The claims, made under parliamentary privilege on Wednesday, concerned Liam Fox, the trade secretary, and John Whittingdale, the former culture secretary.
The Conservative chair, Tom Tugendhat, called for an inquiry into the role of corrupt Russian money in the British economy in the wake of the poisoning of the Russian double agent Sergei Skripal in Salisbury.
Tugendhat has been leading the calls on Tory benches for the British government and prosecuting authorities to clamp down on Russian money laundering and, in particular, oligarchs close to Putin with major assets in the UK.
During the evidence session, Oliver Bullough, a journalist and author of books on Russian corruption, pointed to the fact that the trade secretary had been paid £5,700 for the Azerbaijani translation rights for his book plus more than £3,500 to attend the launch.
He said, having looked at the print run and the cover price, “there is no conceivable way this was a commercial proposition”.
Tugendhat interrupted Bullough, urging him to be very cautious, adding: “You do enjoy parliamentary privilege, but use it carefully and factually.”
Bullough then set out the cover price, print run and advance, before saying: “There may be an issue here I am not understanding, but in a Caesar’s wife way that is problematic.”
He then added that Whittingdale had accepted £3,000 to fly to Vienna. “I do not know how you spend £3,000 to fly to Vienna,” he said. The money, Bullough said, came from a Ukrainian oligarch’s foundation at the time he was battling extradition to the US on a FBI indictment.
The former culture secretary, John Whittingdale. Photograph: PA
“I do think there is an issue if you expecting estate agents, lawyers and bankers not to accept this money if members of this house are accepting this money. I think this is something that could be addressed,” he said.
Bullough added he could have mentioned members of parties and was not seeking to make a party political point.
Tugendhat cut the discussion short saying that Whittingdale and Fox did not have a chance to reply, adding the witness could submit evidence in writing and then MPs could be given an ability to respond on an equal basis.
Speaking at the same committee, Tom Keatinge, a former investment banker and now director of the centre for financial crime at the thinktank RUSI, described the UK supervisory landscape as highly fragmented. He added that the Serious Organised Crime Agency, which was replaced by the National Crime Agency in 2013, had been hugely under-funded.
He said: “We are quite good at drugs and thugs and cash in the car park but at high-end money laundering with the best will in the world your average National Crime Agency officer is not going to understand the kind of structures that we used to put together at JP Morgan.”
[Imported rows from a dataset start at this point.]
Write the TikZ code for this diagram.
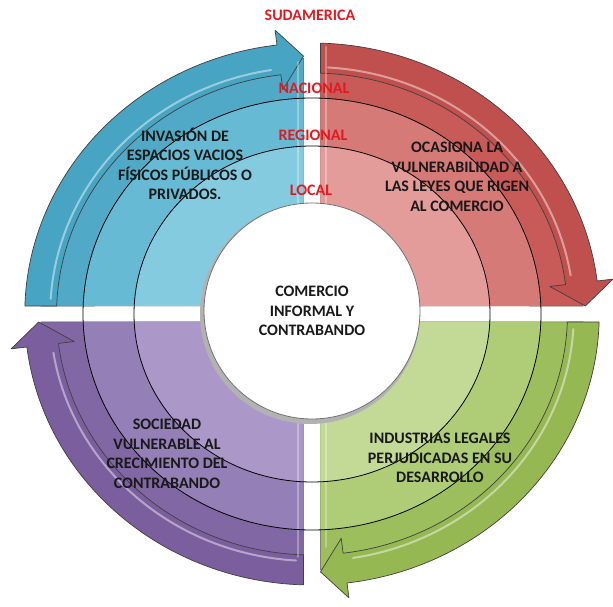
\documentclass[tikz,border=0pt]{standalone}
\usepackage{fontspec}
\setmainfont{Carlito}
\usetikzlibrary{calc}

\definecolor{cyA}{HTML}{47A4C3}
\definecolor{cyB}{HTML}{50AAC7}
\definecolor{cyC}{HTML}{67BAD3}
\definecolor{cyD}{HTML}{85CBDF}
\definecolor{rdA}{HTML}{C0504D}
\definecolor{rdB}{HTML}{C85A57}
\definecolor{rdC}{HTML}{D67A77}
\definecolor{rdD}{HTML}{E39C99}
\definecolor{grA}{HTML}{96B853}
\definecolor{grB}{HTML}{9DBE5C}
\definecolor{grC}{HTML}{AFCC77}
\definecolor{grD}{HTML}{C3DA96}
\definecolor{puA}{HTML}{7A5E9E}
\definecolor{puB}{HTML}{8267A5}
\definecolor{puC}{HTML}{957FB7}
\definecolor{puD}{HTML}{AB98C9}
\definecolor{levelred}{HTML}{E3191F}

\begin{document}
\begin{tikzpicture}[x=1pt, y=1pt]
    % Define styles
    \tikzstyle{sector} = [draw=black!65, line width=0.5pt]
    \tikzstyle{ring} = [draw=black, line width=0.8pt]
    \tikzstyle{bentarrow} = [draw=black!75, line width=0.7pt, line join=round]
    \tikzstyle{gloss} = [white, opacity=0.45, line width=2pt, line cap=round]
    \tikzstyle{level} = [text=levelred, font=\bfseries\fontsize{16}{18}\selectfont]
    \tikzstyle{effect} = [text=black!90, align=center, font=\bfseries\fontsize{16}{19.5}\selectfont]

    \useasboundingbox (0,0) rectangle (613,607);

    % Quadrants and arrows
    \begin{scope}[shift={(312,293)}, xscale=1.06]
        \foreach \rot/\qc in {0/cy, -90/rd, -180/gr, 90/pu} {
            \begin{scope}[rotate=\rot]
                \filldraw[sector, fill=\qc B] (91.79:256pt) arc[start angle=91.79, end angle=178.21, radius=256pt] -- (-8,8) -- cycle;
                \fill[\qc C] (92.12:216pt) arc[start angle=92.12, end angle=177.88, radius=216pt] -- (-8,8) -- cycle;
                \fill[\qc D] (92.73:168pt) arc[start angle=92.73, end angle=177.27, radius=168pt] -- (-8,8) -- cycle;
                \filldraw[bentarrow, fill=\qc A] (178.31:271pt) arc[start angle=178.31, end angle=97, radius=271pt]
                    -- (97:286pt) -- (91.78:258pt) -- (97:226pt) -- (97:241pt)
                    arc[start angle=97, end angle=178.10, radius=241pt] -- cycle;
                \draw[gloss] (176.5:247pt) arc[start angle=176.5, end angle=99, radius=247pt];
            \end{scope}
        }
    \end{scope}

    % Bevel highlights along the vertical gap
    \draw[gloss, opacity=0.3] (298,400) -- (298,545);
    \draw[gloss, opacity=0.3] (326,400) -- (326,560);
    \draw[gloss, opacity=0.3] (298,50) -- (298,185);
    \draw[gloss, opacity=0.3] (326,60) -- (326,185);

    % Levels
    \draw[ring] (312,293) ellipse [x radius=229pt, y radius=216pt];
    \draw[ring] (312,293) ellipse [x radius=178pt, y radius=168pt];

    % Centre
    \fill[black!30] (310,293) circle (110pt);
    \node (core) [circle, draw=black!55, line width=0.8pt, fill=white, minimum size=216pt, inner sep=0pt, effect] at (312,296) {COMERCIO\\INFORMAL Y\\CONTRABANDO};

    % Effects
    \node (invasion) [effect] at (185,443) {INVASIÓN DE\\ESPACIOS VACIOS\\FÍSICOS PÚBLICOS O\\PRIVADOS.};
    \node (ocasiona) [effect] at (457,430) {OCASIONA LA\\VULNERABILIDAD A\\LAS LEYES QUE RIGEN\\AL COMERCIO};
    \node (industrias) [effect] at (440,149) {INDUSTRIAS LEGALES\\PERJUDICADAS EN SU\\DESARROLLO};
    \node (sociedad) [effect] at (167,153) {SOCIEDAD\\VULNERABLE AL\\CRECIMIENTO DEL\\CONTRABANDO};

    % Levels labels
    \node (sudamerica) [level] at (310,592) {SUDAMERICA};
    \node (nacional) [level] at (314,519) {NACIONAL};
    \node (regional) [level] at (313,472) {REGIONAL};
    \node (local) [level] at (311,417) {LOCAL};
\end{tikzpicture}
\end{document}
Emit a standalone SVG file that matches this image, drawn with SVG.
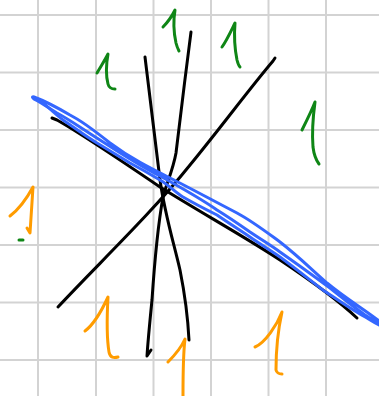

Roman Borisovich, a former insurance executive and anti-corruption campaigner, said the lack of serious response by the UK over the years to Russian money laundering “had simply emboldened Russian kleptocratic elites to the extent that they think they own Britain”.
The UK’s decision to expel 23 diplomats “meant 123 Russian oligarchs have a party because their assets have been preserved and it is business as usual”.
He said: “Money laundering should be a foreign policy issue, and not a criminal issue.”
Russia was an “autocratic system built on exporting wealth and is a system that has become aggressive against its neighbours. The process is undermining democracy. The money is being hidden in plain sight somewhere and nothing is being done about it.”
The British government, he said, has plenty of powers to act, including “unexplained wealth orders”, the Magnitsky Act, revoking the banking licence from Russian state-run banks such as VTB or to politely ask Gazprom to delist from the London Stock Exchange.
He said it was comical that, at exactly the same time the British government expelled Russian diplomats, the VTB bank – which Borisovich claimed was the embodiment of corruption – had launched a $4bn (£2.8bn) bond for Russia, containing a clause marketed for Russian kleptocrats abroad to help bring their money home.